Walk No 4: Starting from Boldmere Gate
Suggested route about 1 mile (1 hour)
To download a copy of the route map - please click here or on the image of the map below
The road to Boldmere Gate (Stonehouse Road) runs alongside the large grassy dam of Powell’s Pool, which was built in 1730 and powered a watermill which made spades and later rolled steel. There were experiments in using water power to spin cotton here.
Walk straight ahead from the panel along the tarmac road to a junction of tarmac roads.
Marker no 4.1 is beside the road on the edge of the wood
The bank and ditch (woodbank) constructed around Holly Hurst in the 16th century to keep grazing animals out of coppiced wood. It was built on top of an earlier boundary, which had a ditch on the other side of it, and was a subdivision of the medieval deer park to create an enclosure into which deer were rounded up for hunting.
Turn right along the tarmac road into the wood.
Marker 4.2 is beside the road just inside the wood
The path to your right takes you to one of several sawpits where felled trees were cut. The group of conifers on the other side of the road are said to mark the centre of England and are surrounded by a bank which may have been built around an observation point in the medieval deer park. You may see the tower of Holy Trinity church in the distance along the road.
Continue through the wood, turn right along a tarmac road and continue downhill.
Marker 4.3 is beside the road at the top of the hollow way.
The hollow running alongside the road is a well-worn track which ran from the manor house along the dam of Wyndley Pool and across the Park to Streetly Gate.
Continue down the tarmac road and turn right along a path at the end of the hollow.

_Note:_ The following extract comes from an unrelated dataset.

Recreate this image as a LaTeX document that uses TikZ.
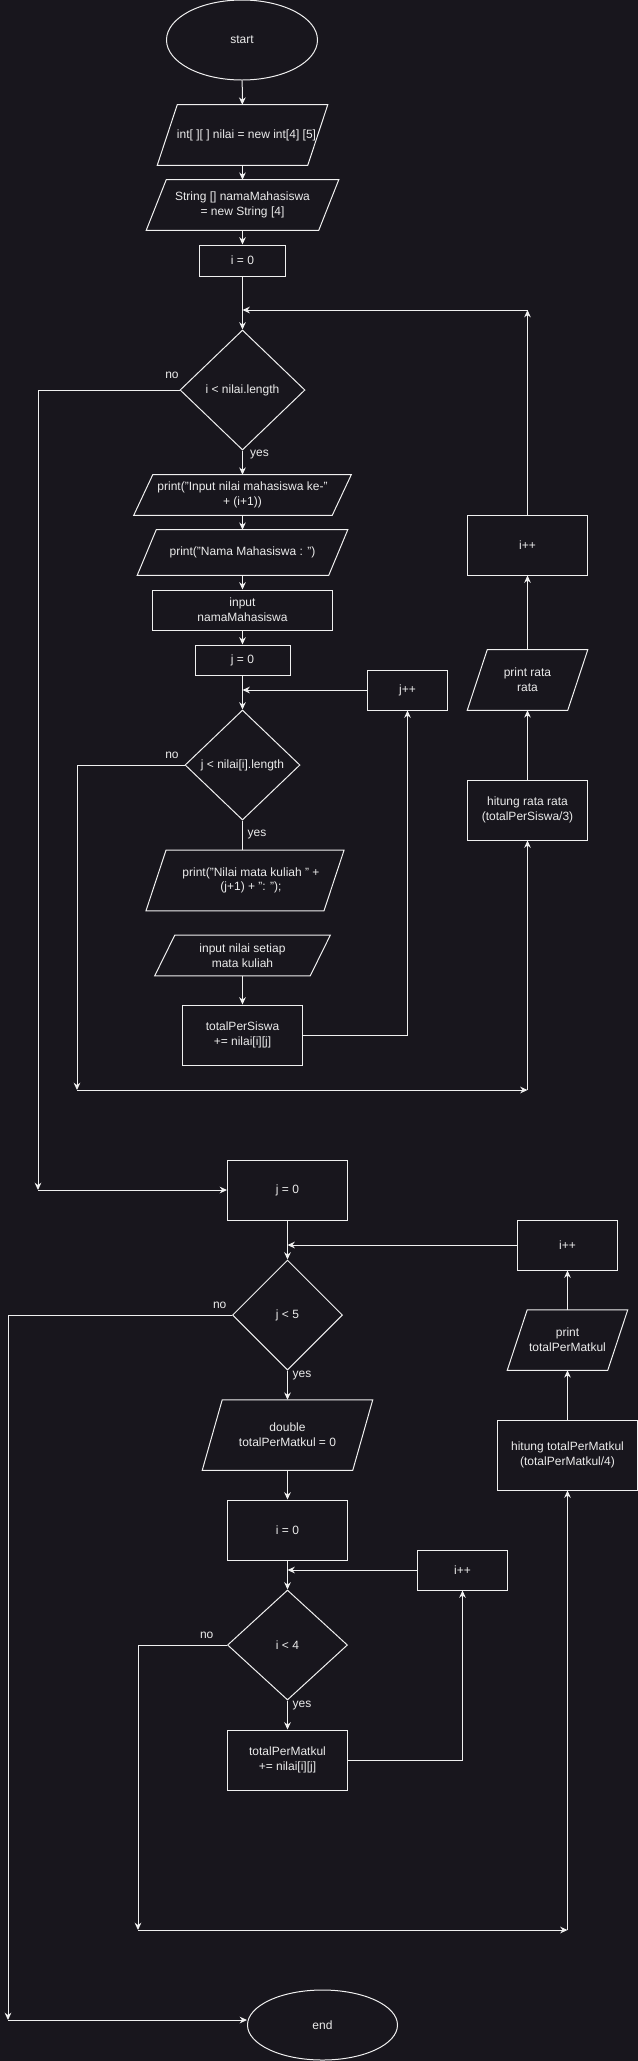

Marker 4.4 is near the bench, with a view of Wyndley Pool
Wyndley Pool ahead of you was a fish pond constructed in the 12th century. Sutton Coldfield manor house, where the Earls of Warwick lived when they hunted in Sutton Park in the Middle Ages, stood on the hill beyond the pool.
Continue along the tarmac road, turning left at a junction, back to the start of the route near Powells Pool.